Superstar balances a stack of different documentary registers, particularly in a sequence following the restaurant scene. The camera crabs past fully stocked grocery shelves while a female narrator describes the booming American food and supermarket industry that followed World War II (“few could leave the supermarket without buying more than they intended”). Simultaneously, text on the screen describes the condition of anorexia nervosa as a “fascism over the body” whereby the sufferer exercises obsessive control through food withdrawal. By locating this “fascism” within the very foundation of American prosperity, Haynes questions the role of women’s freedom in the land of the free.

When Superstar was released, Ronald Reagan was still in The White House and gay men were being publicly vilified via a health crisis that became a conservative moral crusade.
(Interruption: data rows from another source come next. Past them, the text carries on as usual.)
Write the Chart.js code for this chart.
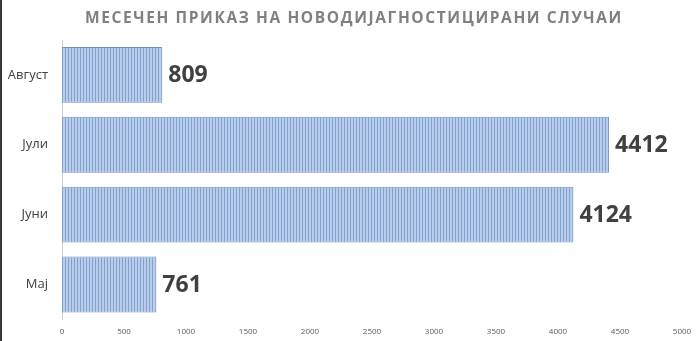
<!DOCTYPE html>
<html>
<head>
<meta charset="utf-8">
<script src="https://cdn.jsdelivr.net/npm/chart.js@4/dist/chart.umd.min.js"></script>
<style>
  html, body { margin: 0; padding: 0; background: #fff; }
  .frame {
    position: relative; width: 698px; height: 341px;
    border-left: 2px solid #3a3a3a; overflow: hidden;
  }
  .title {
    position: absolute; left: 0; top: 0; width: 698px;
    height: 36px; line-height: 34px; text-align: center;
    font-family: "Open Sans", sans-serif; font-weight: bold; font-size: 15.5px;
    letter-spacing: 1.6px; color: #808080; padding-left: 6px; box-sizing: border-box;
    z-index: 2;
  }
  .plot { position: absolute; left: 0; top: 0; width: 698px; height: 341px; }
</style>
</head>
<body>
<div class="frame">
  <div class="plot"><canvas id="chart"></canvas></div>
  <div class="title">МЕСЕЧЕН ПРИКАЗ НА НОВОДИЈАГНОСТИЦИРАНИ СЛУЧАИ</div>
</div>
<script>
const months = ['Август', 'Јули', 'Јуни', 'Мај'];
const cases = [809, 4412, 4124, 761];
const xTicks = [0, 500, 1000, 1500, 2000, 2500, 3000, 3500, 4000, 4500, 5000];

// vertical stripes like the original fill
function stripePattern() {
  const c = document.createElement('canvas');
  c.width = 3;
  c.height = 4;
  const g = c.getContext('2d');
  g.fillStyle = '#b9cde8';
  g.fillRect(0, 0, 3, 4);
  g.fillStyle = '#82a3d1';
  g.fillRect(0, 0, 1, 4);
  return g.createPattern(c, 'repeat');
}

const valueLabels = {
  id: 'valueLabels',
  afterDatasetsDraw(chart) {
    const ctx = chart.ctx;
    const meta = chart.getDatasetMeta(0);
    ctx.save();
    ctx.font = 'bold 23px "Open Sans", sans-serif';
    ctx.fillStyle = '#404040';
    ctx.textAlign = 'left';
    ctx.textBaseline = 'middle';
    meta.data.forEach((bar, i) => {
      ctx.fillText(String(cases[i]), bar.x + 6, bar.y + 1);
    });
    ctx.restore();
  },
};

new Chart(document.getElementById('chart'), {
  type: 'bar',
  data: {
    labels: months,
    datasets: [{
      data: cases,
      backgroundColor: stripePattern(),
      borderColor: '#6d92c6',
      borderWidth: 1,
      borderSkipped: 'left',
      barPercentage: 0.8,
      categoryPercentage: 1,
    }],
  },
  options: {
    indexAxis: 'y',
    responsive: true,
    maintainAspectRatio: false,
    animation: false,
    layout: {padding: {top: 40, right: 18, bottom: 4, left: 0}},
    plugins: {
      legend: {display: false},
      tooltip: {enabled: false},
    },
    scales: {
      x: {
        min: 0,
        max: 5000,
        afterBuildTicks: (scale) => {
          scale.ticks = xTicks.map((v) => ({value: v}));
        },
        grid: {display: false},
        border: {display: false},
        ticks: {
          color: '#595959',
          font: {family: '"Open Sans", sans-serif', size: 8},
          padding: 0,
          maxRotation: 0,
          callback: (v) => String(v),
        },
      },
      y: {
        afterFit: (scale) => {
          scale.width = 60;
        },
        grid: {display: false},
        border: {display: true, color: '#d0d0d0', width: 1},
        ticks: {
          color: '#404040',
          font: {family: '"Open Sans", sans-serif', size: 13},
          padding: 6,
        },
      },
    },
  },
  plugins: [valueLabels],
});
</script>
</body>
</html>
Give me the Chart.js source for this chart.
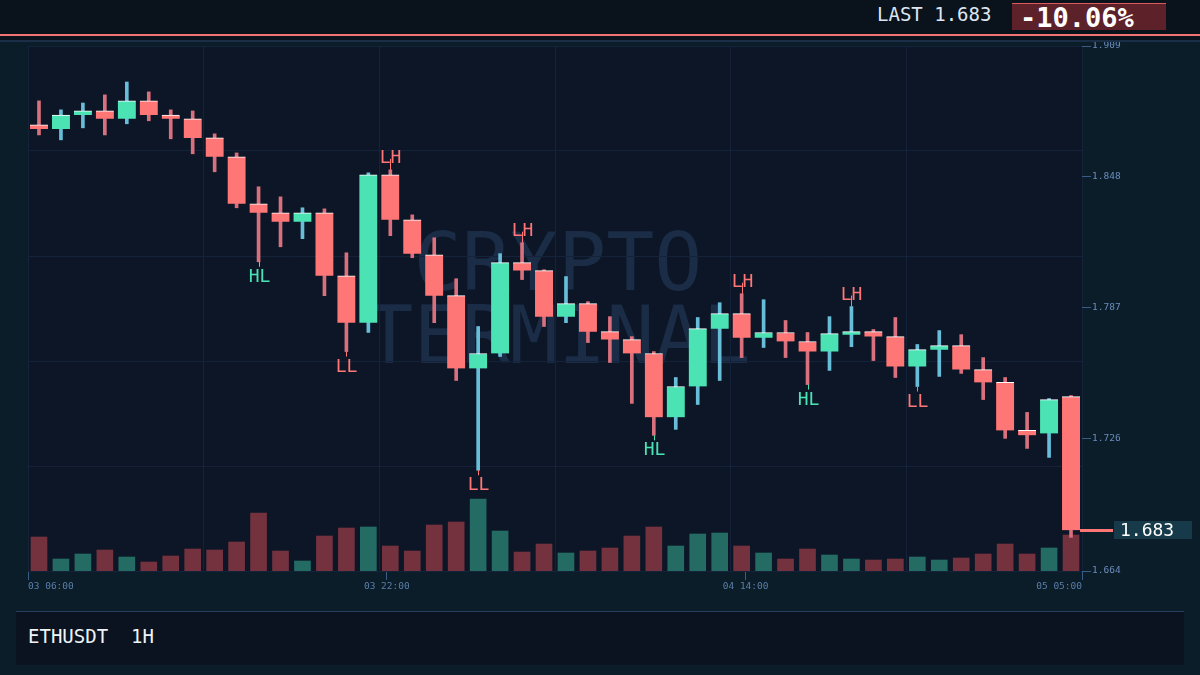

It should come as no surprise then that Haynes, an AIDS activist and leading figure of New Queer Cinema, has an acutely political understanding of illness. Many of his characters are pathologized for not fitting in: see the closeted Frank in Far from Heaven, Cate Blanchett in Carol and Julianne Moore’s MCS-afflicted housewife in Safe, which is practically a treatise on the queer meaning of illness in the patriarchy. Superstar’s protagonist, though, is a real person whose illness was demonstrably visible but not discursively permissible within her consumer-ready image. Haynes disassembles that image, and the process is painful but necessary.
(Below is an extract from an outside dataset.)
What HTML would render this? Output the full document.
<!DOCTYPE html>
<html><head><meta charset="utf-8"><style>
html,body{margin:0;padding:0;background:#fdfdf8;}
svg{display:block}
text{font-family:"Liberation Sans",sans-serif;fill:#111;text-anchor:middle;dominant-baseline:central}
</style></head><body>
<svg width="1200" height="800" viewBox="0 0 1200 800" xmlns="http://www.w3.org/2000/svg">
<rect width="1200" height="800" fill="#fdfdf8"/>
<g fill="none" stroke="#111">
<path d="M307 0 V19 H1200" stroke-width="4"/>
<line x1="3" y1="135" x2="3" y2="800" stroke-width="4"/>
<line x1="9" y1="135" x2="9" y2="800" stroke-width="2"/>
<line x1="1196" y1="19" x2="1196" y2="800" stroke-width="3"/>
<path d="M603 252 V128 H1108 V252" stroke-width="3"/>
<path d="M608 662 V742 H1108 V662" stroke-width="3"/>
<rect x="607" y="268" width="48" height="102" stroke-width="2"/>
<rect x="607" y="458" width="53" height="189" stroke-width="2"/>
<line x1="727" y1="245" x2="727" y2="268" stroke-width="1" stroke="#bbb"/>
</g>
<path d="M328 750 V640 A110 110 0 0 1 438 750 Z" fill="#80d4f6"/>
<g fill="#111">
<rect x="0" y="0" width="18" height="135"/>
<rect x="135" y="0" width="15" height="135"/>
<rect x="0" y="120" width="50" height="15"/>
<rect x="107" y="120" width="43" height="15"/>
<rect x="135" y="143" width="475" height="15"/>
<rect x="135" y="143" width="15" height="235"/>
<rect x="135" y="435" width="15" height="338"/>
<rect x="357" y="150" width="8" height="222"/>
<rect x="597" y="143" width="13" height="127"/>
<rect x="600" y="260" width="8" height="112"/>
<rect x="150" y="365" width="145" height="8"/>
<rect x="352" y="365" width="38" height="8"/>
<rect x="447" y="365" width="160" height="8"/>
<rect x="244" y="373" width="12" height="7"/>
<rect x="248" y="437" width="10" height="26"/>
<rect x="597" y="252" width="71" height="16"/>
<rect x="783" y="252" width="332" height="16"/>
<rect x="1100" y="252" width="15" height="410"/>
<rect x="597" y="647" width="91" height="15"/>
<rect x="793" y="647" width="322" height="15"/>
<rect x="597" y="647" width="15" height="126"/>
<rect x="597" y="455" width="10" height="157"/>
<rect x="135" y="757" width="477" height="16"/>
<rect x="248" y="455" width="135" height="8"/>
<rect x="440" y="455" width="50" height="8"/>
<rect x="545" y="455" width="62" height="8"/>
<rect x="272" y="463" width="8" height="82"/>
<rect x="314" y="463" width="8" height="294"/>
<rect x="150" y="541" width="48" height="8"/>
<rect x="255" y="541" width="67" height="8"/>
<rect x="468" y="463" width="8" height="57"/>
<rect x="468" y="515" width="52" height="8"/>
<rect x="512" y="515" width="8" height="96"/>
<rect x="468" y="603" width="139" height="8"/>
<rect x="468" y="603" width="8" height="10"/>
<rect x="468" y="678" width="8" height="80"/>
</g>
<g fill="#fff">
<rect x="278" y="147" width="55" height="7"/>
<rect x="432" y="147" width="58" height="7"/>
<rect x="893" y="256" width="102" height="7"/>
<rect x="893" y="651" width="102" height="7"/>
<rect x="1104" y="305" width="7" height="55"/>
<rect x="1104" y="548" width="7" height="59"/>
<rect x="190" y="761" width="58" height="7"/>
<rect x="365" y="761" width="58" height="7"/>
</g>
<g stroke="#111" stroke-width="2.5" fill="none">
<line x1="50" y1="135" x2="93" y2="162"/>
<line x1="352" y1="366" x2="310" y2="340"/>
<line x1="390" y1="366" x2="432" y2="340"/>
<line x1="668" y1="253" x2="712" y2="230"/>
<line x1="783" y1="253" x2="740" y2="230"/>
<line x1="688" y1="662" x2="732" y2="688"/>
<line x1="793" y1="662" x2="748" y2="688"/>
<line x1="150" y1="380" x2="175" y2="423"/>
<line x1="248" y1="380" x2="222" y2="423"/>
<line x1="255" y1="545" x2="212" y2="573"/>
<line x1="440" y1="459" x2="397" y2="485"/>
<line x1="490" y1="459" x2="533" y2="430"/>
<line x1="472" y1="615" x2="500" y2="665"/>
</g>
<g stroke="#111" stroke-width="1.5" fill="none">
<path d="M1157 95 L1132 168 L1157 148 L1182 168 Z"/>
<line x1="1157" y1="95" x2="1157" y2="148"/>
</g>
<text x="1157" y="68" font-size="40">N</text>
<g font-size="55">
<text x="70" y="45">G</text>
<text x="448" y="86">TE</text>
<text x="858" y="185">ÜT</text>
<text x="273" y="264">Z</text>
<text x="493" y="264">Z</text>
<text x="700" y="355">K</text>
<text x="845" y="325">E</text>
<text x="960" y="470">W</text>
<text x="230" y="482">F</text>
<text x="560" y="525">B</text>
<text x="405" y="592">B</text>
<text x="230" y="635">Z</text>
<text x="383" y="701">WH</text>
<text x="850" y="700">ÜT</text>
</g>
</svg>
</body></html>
Soon after the film’s release, Richard Carpenter sued Haynes for unauthorized use of his music (no doubt he also objected to his own negative characterization, as well as the implication that he was in the closet). In 1990, all copies of Superstar were recalled and the film was banned. Now, watching Superstar is an illicit act — of course, this plays perfectly into the queer scheme of things. In even attempting to engage with this film, to witness the Karen Carpenter story, you become a partner in crime. Getting underneath the cover image to the deeply upsetting story behind it becomes a little bit more improper.

This is the other way in which Superstar is difficult to watch. Though it’s easy enough to find a bootleg copy of the film online, it will be a degraded VHS transfer that has passed through many generations. The image is fuzzy, the sound uneven, the text hard to read. It takes work to make sense of this film, to fully understand what you are looking at. There could hardly be a more fitting way to watch Superstar; ultimately, that’s why it’s worth watching. It doesn’t fully lampoon the biopic genre, but embraces its rare potential to examine a life. It’s done critically, sympathetically and with a demand from the viewer to take responsibility for their role in the story, too.